> **Written exercise**:
List, from the lines below, each one with "this" in it.

> **Extracted data**:
——————

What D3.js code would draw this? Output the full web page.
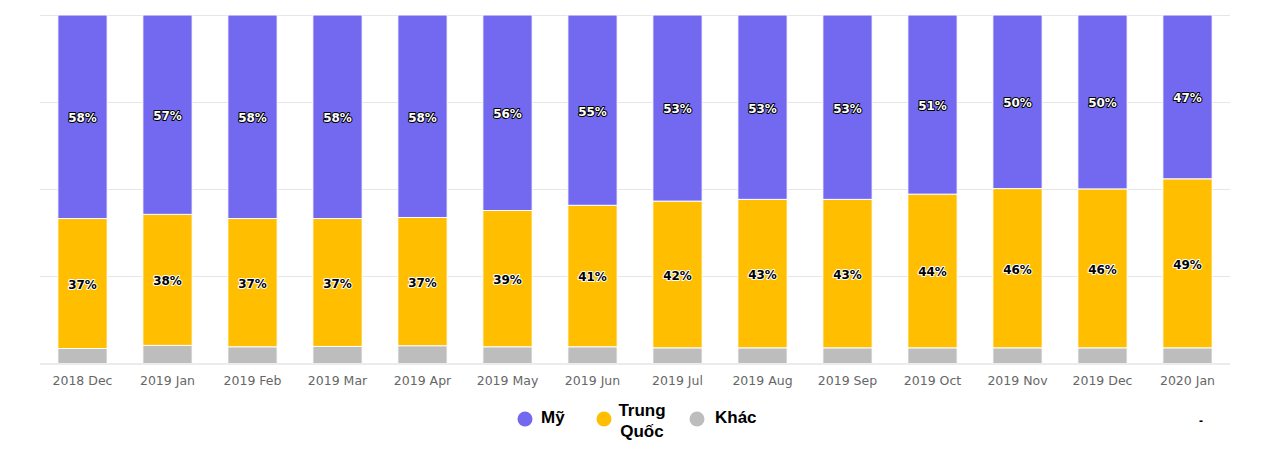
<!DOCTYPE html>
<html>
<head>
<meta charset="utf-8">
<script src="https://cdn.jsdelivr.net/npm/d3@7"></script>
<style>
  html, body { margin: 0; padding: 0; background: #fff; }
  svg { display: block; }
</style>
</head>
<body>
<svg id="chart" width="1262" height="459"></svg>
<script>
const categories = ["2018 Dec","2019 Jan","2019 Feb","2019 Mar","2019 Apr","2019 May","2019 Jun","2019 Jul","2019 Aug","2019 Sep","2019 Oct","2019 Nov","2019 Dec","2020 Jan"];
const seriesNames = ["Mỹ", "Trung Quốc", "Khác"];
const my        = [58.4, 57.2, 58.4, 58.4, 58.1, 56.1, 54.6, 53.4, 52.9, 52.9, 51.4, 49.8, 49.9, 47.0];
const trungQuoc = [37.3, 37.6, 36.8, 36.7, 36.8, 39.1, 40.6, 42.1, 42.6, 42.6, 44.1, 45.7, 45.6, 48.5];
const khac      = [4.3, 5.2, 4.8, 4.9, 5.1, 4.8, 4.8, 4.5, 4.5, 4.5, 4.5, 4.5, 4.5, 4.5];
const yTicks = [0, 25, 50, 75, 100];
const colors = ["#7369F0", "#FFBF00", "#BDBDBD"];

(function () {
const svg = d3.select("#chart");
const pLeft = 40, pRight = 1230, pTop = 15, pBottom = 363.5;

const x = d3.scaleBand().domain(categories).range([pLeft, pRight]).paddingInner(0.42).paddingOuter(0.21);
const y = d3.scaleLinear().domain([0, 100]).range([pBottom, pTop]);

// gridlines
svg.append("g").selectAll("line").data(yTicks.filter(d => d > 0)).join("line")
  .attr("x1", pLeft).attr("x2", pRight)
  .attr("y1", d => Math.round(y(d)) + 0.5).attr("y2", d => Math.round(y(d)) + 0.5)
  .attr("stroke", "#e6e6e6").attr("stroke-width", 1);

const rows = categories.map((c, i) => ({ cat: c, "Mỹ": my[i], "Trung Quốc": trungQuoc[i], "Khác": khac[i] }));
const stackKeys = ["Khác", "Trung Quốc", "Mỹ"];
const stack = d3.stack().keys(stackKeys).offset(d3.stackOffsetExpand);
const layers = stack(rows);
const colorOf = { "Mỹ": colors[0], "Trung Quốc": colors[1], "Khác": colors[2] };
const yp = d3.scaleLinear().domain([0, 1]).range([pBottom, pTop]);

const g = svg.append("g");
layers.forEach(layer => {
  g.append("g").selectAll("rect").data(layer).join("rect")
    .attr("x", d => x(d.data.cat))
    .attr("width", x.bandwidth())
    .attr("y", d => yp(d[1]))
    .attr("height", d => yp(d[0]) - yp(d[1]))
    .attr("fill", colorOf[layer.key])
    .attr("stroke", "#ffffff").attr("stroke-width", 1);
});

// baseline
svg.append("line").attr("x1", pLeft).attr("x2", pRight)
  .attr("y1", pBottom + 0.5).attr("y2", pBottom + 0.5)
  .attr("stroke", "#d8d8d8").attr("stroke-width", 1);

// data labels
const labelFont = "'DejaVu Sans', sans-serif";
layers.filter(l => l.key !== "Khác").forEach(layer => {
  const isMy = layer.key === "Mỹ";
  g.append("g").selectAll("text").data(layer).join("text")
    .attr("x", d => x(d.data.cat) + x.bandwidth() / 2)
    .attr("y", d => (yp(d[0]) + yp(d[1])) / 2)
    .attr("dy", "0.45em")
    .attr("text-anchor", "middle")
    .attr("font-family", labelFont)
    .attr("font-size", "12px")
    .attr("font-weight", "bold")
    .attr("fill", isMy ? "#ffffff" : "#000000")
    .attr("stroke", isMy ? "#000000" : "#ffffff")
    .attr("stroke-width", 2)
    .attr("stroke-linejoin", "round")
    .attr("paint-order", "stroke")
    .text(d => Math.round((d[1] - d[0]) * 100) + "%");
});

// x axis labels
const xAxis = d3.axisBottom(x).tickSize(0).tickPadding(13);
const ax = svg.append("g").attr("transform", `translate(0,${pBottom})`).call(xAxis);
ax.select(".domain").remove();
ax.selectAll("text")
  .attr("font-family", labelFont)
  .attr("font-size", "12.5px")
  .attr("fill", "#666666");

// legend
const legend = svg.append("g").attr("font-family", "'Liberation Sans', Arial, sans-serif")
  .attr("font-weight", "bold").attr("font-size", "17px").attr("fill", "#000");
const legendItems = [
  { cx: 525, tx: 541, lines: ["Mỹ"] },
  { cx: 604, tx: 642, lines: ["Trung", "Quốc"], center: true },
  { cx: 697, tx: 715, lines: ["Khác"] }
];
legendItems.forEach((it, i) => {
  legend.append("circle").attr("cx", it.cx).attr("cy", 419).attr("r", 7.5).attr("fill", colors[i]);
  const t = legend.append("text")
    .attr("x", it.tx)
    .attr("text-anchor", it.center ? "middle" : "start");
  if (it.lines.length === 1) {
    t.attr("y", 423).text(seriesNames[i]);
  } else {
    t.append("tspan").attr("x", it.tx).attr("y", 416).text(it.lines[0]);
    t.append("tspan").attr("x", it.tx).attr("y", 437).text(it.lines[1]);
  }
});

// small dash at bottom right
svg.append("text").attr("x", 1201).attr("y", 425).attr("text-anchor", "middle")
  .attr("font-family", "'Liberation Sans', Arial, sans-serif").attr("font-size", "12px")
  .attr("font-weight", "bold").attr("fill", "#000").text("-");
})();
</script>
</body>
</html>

——————

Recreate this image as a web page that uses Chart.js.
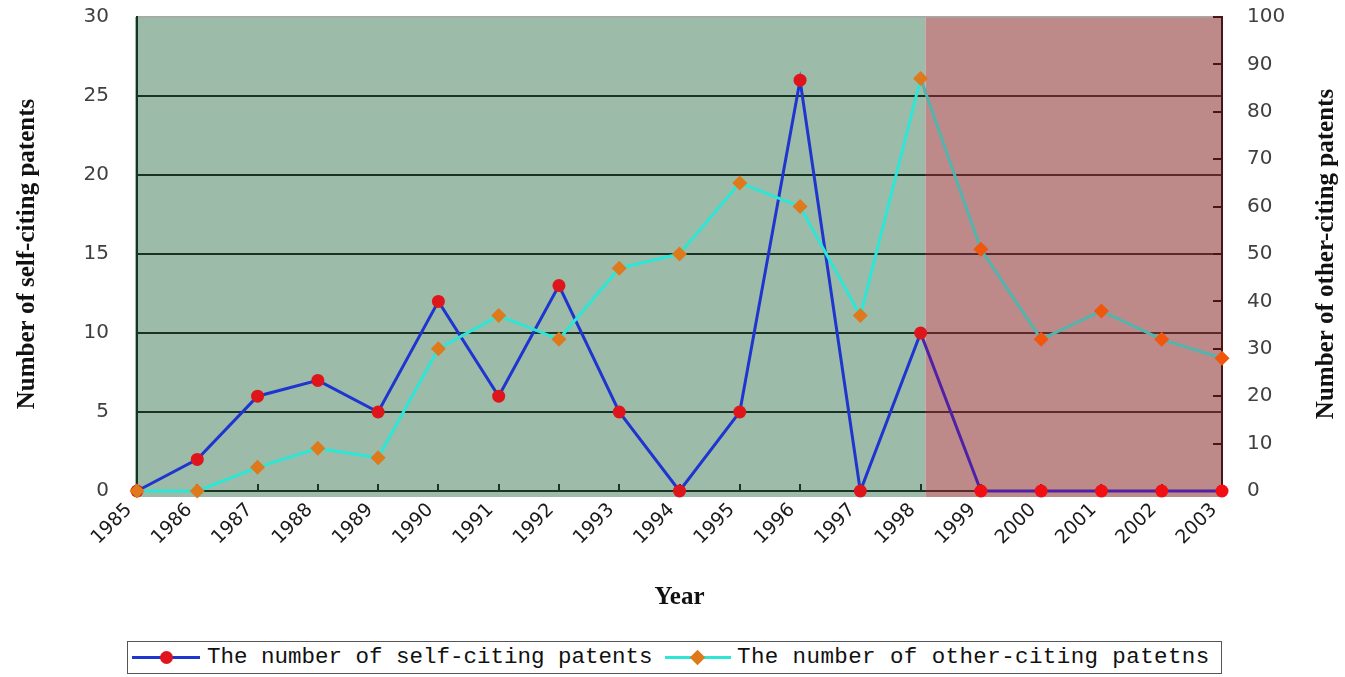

——————

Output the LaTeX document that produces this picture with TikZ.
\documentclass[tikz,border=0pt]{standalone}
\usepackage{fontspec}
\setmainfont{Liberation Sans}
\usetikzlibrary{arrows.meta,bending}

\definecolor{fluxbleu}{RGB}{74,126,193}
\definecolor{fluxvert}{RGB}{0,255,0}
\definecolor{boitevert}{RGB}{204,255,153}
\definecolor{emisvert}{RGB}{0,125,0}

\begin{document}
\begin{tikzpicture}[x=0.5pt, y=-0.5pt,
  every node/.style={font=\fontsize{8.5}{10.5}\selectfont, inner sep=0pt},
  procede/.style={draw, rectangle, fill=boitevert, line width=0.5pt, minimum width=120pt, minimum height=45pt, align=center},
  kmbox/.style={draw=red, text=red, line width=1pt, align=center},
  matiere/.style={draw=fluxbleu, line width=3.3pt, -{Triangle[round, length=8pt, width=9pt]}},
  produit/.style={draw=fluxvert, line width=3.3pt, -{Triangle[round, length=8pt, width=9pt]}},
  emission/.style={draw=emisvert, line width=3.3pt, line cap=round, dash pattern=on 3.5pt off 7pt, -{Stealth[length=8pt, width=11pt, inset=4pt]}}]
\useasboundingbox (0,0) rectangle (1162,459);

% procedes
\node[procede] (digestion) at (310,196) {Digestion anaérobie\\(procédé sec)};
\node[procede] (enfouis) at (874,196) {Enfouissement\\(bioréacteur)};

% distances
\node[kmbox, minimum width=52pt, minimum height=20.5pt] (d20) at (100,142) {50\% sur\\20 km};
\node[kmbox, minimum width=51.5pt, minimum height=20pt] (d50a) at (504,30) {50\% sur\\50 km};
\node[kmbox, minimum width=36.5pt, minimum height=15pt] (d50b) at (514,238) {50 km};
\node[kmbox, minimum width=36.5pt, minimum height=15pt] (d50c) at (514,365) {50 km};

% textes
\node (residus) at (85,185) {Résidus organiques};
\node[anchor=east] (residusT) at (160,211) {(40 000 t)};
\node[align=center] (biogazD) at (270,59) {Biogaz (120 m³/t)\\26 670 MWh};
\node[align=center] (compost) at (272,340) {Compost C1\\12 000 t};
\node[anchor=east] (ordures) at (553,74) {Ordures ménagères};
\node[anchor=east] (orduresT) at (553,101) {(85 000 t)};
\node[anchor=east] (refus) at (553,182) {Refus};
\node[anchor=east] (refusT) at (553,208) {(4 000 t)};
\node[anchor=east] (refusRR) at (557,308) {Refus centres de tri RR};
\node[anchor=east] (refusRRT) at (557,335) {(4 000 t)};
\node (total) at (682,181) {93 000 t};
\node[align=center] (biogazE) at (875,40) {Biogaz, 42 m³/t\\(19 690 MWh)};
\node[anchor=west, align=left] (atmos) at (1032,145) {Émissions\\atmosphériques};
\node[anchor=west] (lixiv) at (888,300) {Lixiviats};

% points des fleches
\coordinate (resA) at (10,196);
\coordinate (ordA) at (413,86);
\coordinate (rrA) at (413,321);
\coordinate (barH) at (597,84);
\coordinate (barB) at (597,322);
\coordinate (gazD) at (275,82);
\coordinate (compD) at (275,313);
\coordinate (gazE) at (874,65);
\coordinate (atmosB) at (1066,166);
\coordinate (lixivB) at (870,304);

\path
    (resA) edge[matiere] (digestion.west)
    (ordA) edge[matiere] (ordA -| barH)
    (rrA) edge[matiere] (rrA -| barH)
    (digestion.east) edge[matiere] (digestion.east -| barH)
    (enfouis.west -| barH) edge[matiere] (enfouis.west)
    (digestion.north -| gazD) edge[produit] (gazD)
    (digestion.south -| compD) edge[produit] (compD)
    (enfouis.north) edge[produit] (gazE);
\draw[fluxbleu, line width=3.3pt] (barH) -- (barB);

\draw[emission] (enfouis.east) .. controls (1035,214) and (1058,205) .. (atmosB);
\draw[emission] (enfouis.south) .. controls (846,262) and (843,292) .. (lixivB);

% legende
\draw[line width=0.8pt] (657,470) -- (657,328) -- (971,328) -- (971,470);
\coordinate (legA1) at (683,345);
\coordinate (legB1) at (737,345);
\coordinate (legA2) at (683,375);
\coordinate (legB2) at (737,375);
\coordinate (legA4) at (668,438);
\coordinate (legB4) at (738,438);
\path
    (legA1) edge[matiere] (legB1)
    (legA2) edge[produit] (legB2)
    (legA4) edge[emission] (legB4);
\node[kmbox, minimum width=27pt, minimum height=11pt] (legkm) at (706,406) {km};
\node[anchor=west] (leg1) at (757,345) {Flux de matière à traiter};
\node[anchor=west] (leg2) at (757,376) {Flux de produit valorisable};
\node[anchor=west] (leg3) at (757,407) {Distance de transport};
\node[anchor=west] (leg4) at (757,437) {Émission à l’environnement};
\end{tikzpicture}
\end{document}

——————

> **Output of the exercise**:
What D3.js code would draw this? Output the full web page.
Recreate this image as a web page that uses Chart.js.
Output the LaTeX document that produces this picture with TikZ.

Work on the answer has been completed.